Of course, it provides room for opportunists to make money by distorting their image and branding themselves in various ways from time to time.

Regarding the skills we need, I love the chart above. (Read that book, which is a good description.) Despite my complicated feelings toward the term “data scientist,” I believe as the R & D people in the big data era, we should know:

1. Statistics, Machine Learning, Natural Language Processing (NLP) and Information Retrieval (IR): the mathematical modeling part.
2. Domain Knowledge, or Business Knowledge: the knowledge about the industry, the world, the people, the company, …
3. Software Development: the skills of development cycle, such as object-oriented (OO) programming, functional programming, unit tests, …, and some recent technologies about distributed computing such as Hadoop and Spark.

Employers hired data scientists from diverse backgrounds.
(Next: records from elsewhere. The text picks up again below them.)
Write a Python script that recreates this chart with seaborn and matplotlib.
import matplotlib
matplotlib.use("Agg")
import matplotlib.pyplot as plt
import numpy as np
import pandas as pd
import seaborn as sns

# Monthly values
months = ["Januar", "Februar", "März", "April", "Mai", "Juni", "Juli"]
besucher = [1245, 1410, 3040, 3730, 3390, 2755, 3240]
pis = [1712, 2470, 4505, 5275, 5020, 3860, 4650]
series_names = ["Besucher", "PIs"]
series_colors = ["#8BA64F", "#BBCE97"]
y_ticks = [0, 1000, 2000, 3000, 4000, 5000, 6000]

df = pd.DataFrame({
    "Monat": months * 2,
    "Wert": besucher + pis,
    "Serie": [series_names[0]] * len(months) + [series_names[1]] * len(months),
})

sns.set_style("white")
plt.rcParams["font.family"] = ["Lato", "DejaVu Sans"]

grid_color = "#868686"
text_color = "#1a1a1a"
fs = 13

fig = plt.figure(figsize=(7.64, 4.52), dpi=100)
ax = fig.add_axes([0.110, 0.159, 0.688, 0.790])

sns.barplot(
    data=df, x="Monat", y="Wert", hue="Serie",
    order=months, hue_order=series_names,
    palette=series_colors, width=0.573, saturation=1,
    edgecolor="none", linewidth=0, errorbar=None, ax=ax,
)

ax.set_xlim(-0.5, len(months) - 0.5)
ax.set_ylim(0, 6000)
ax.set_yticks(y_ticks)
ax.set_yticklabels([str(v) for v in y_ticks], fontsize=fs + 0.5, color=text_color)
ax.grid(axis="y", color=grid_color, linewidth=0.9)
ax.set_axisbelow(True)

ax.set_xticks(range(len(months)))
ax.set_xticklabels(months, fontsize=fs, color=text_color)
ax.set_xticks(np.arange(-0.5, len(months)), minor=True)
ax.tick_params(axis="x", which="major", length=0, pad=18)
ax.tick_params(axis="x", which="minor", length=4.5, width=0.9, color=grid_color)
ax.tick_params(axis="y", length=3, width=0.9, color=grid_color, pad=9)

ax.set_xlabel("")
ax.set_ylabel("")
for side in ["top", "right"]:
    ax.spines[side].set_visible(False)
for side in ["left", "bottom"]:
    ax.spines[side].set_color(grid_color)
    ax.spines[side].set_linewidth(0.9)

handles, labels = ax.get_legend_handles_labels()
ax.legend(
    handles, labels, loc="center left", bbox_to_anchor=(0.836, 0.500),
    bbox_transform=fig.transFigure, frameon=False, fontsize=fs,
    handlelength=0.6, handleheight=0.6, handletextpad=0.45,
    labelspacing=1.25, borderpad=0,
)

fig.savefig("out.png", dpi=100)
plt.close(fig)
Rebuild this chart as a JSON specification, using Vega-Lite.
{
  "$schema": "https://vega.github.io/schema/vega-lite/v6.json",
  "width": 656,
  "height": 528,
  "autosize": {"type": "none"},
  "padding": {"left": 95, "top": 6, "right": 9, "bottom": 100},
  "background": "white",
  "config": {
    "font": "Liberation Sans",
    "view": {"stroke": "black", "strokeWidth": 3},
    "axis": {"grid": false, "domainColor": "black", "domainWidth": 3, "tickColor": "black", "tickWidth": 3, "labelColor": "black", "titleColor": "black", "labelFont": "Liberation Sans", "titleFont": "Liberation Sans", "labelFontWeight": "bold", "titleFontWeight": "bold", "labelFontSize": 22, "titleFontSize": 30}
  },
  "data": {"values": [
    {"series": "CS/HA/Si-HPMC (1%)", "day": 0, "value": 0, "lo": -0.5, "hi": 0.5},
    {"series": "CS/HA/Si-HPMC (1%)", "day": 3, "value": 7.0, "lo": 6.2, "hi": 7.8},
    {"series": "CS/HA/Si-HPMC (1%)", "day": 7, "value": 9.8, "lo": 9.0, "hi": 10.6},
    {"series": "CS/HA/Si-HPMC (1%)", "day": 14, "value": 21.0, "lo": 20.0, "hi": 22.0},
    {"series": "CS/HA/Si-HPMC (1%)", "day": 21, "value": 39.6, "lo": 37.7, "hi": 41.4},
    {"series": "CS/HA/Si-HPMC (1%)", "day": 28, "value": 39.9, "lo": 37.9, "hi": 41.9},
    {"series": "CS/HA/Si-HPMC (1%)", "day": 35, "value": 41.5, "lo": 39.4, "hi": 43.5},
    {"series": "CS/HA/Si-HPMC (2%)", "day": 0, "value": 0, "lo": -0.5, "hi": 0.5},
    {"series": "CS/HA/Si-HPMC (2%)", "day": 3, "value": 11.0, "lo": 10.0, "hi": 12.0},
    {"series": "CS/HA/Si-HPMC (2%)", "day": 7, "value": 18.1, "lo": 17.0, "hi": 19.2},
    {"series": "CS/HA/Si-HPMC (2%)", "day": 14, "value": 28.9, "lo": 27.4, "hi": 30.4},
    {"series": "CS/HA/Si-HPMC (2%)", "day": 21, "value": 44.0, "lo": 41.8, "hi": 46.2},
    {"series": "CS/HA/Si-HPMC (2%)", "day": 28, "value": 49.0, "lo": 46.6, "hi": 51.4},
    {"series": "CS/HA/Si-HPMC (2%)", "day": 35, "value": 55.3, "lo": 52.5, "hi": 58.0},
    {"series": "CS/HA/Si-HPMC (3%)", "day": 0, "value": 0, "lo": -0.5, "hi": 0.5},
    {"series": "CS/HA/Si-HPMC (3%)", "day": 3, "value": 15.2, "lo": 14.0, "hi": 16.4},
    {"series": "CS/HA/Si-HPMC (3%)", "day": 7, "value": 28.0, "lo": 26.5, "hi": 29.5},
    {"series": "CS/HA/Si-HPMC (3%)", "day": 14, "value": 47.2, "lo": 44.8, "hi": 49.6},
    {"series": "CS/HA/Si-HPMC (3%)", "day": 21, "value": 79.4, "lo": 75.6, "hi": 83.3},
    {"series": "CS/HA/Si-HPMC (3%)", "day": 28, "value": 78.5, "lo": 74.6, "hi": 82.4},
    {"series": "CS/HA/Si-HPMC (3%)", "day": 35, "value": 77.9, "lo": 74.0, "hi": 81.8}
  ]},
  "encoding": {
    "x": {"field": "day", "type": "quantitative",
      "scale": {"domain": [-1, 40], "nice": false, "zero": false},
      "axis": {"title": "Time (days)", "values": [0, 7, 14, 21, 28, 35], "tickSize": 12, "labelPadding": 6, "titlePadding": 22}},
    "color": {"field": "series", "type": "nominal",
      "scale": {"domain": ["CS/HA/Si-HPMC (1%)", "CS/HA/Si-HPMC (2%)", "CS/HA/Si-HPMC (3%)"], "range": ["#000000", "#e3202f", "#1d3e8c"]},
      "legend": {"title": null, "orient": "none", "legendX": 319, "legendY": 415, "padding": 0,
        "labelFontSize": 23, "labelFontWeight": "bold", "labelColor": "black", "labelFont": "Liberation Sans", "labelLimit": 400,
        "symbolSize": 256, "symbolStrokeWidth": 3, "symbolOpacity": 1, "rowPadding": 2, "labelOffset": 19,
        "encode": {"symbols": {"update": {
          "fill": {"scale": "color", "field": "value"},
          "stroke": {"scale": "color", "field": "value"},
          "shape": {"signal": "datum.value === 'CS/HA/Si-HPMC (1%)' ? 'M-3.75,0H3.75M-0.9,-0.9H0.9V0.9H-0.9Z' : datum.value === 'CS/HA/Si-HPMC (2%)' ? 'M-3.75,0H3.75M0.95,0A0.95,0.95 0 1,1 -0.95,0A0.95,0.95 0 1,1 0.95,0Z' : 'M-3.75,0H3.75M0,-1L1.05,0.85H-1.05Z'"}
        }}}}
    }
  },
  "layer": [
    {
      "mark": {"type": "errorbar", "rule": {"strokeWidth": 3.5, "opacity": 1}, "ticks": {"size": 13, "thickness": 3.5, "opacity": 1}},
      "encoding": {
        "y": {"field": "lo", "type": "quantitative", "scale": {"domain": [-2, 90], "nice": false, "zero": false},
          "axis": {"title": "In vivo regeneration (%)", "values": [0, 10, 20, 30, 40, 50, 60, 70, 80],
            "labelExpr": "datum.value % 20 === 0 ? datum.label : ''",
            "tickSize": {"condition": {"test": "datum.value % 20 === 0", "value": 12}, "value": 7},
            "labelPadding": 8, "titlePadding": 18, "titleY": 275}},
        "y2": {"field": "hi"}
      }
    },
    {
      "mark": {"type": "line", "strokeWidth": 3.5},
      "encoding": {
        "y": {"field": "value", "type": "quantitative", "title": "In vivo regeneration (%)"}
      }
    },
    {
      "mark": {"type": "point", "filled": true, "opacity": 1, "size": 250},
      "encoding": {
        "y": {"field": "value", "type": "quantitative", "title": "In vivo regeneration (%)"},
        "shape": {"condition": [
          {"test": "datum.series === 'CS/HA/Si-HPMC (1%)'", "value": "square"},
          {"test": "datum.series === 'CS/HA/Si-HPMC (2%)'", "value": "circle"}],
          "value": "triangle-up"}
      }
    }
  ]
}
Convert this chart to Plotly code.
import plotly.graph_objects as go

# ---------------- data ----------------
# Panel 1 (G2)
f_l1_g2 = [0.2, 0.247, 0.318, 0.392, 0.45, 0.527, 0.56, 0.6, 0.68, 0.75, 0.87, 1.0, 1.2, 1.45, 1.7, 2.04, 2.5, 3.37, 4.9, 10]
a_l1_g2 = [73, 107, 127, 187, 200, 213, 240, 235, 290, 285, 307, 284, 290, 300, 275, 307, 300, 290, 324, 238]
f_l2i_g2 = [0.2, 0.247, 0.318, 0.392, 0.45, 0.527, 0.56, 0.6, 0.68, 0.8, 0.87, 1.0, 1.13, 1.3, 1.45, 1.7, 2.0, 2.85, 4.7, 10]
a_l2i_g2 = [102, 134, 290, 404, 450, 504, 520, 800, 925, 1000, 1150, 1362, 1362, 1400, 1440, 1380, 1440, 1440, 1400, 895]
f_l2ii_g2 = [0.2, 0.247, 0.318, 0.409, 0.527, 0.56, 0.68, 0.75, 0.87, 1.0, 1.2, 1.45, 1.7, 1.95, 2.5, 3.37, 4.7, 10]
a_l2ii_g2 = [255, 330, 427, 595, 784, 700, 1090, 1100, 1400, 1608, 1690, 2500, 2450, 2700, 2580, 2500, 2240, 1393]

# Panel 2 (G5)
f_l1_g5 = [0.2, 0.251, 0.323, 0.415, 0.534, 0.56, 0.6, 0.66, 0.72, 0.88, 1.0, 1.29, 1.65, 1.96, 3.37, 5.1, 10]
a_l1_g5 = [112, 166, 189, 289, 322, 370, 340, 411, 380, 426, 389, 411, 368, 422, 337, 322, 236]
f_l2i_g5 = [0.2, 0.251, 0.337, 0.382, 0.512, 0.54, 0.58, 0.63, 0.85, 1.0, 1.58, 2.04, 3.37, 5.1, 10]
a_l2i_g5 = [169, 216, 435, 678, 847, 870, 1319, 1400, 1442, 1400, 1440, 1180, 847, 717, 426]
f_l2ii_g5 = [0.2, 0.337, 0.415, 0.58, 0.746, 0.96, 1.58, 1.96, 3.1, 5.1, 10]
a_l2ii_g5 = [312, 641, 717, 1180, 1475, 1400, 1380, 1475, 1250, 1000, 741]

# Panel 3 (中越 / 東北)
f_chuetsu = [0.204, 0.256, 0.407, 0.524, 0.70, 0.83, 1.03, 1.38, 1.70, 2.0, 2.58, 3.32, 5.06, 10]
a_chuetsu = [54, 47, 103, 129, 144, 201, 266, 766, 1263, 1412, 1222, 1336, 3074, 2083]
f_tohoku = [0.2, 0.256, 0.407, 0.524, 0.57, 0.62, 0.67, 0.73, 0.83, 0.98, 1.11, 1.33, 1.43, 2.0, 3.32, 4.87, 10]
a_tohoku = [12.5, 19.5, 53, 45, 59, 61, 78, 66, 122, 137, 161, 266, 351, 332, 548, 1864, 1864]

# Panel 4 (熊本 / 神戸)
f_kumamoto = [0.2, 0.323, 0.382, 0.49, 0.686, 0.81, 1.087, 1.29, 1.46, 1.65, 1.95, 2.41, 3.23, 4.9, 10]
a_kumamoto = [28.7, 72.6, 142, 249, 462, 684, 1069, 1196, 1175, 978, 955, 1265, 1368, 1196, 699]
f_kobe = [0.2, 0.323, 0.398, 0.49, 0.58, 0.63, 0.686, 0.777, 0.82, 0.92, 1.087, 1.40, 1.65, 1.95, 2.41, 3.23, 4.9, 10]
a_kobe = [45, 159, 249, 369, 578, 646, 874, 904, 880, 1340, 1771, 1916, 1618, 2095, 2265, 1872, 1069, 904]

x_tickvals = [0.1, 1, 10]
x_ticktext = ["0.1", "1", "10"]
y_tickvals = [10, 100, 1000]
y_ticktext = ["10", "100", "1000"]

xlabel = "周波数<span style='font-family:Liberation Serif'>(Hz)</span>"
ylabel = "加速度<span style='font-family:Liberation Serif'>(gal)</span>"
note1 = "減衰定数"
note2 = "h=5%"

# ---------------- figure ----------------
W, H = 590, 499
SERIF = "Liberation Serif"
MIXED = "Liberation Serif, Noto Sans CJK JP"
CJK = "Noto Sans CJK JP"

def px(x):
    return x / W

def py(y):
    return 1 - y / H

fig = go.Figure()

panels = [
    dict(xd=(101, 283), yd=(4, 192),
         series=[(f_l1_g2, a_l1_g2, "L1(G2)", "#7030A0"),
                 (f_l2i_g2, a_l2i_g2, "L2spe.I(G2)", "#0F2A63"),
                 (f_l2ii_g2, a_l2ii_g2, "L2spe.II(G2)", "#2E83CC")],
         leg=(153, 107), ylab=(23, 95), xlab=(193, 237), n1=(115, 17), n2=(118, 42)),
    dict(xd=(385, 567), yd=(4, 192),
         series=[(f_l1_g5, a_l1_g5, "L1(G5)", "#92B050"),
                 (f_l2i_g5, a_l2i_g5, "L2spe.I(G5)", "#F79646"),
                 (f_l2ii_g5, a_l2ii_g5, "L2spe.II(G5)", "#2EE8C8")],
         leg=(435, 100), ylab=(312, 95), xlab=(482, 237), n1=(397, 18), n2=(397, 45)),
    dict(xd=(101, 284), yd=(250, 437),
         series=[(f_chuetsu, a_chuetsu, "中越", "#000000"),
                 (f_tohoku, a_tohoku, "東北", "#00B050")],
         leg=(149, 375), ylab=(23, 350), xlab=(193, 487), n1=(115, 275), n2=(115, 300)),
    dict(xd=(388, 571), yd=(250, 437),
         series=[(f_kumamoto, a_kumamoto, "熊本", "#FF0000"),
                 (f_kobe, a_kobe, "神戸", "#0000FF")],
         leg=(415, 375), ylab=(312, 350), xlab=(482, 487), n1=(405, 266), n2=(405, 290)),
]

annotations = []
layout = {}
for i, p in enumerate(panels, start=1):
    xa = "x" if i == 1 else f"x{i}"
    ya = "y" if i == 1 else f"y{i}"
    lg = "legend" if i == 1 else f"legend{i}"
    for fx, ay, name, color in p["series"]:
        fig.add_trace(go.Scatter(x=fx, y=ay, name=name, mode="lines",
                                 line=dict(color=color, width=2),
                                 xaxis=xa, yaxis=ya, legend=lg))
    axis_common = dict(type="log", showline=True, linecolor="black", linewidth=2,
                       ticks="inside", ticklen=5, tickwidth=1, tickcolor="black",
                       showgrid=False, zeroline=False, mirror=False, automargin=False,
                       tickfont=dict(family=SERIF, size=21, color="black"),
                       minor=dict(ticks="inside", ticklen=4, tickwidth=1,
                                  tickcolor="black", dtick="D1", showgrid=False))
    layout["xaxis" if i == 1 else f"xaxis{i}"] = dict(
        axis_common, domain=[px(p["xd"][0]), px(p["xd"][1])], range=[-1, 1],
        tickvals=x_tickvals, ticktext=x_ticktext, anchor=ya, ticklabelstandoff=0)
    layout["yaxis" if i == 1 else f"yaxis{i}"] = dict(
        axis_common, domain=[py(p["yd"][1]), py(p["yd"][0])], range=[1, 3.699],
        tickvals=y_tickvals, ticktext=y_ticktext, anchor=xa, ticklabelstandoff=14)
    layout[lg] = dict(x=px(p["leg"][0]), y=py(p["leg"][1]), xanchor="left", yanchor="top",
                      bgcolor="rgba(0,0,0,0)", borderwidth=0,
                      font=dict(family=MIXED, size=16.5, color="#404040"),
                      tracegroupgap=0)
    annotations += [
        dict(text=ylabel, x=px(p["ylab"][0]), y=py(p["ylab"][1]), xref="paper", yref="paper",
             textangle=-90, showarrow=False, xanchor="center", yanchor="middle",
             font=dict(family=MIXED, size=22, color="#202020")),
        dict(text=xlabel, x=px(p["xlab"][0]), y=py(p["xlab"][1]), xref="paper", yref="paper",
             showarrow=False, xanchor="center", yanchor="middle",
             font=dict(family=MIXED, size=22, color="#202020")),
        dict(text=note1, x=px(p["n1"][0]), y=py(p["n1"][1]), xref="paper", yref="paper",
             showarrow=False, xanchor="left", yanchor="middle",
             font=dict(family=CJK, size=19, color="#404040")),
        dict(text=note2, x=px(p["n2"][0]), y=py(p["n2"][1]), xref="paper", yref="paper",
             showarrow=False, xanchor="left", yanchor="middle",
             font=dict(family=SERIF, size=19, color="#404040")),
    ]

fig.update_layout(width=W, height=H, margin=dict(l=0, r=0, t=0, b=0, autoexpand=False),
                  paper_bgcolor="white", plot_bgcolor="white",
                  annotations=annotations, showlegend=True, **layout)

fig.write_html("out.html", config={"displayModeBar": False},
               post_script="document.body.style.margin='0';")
Statisticians, research scientists in machine learning, physicists, chemists, or mathematicians might know the mathematics and research methodologies very well, but they do not know how to write maintainable codes. This article described it well. On the other hand, some people are trained as a software developer. However, they do not have enough mathematical background to handle the analytics well.

The word “data” attracts the eyeballs, but we really need to define what these terms like “big data,” “data scientists,” or “data products” are. Yes, by the way, despite the vaguely-defined term “data products”, this article does describe the trend very well. But no matter what, there can only be more accessible data in this age of information explosion, any skills that tackle with data keep on being in high demand.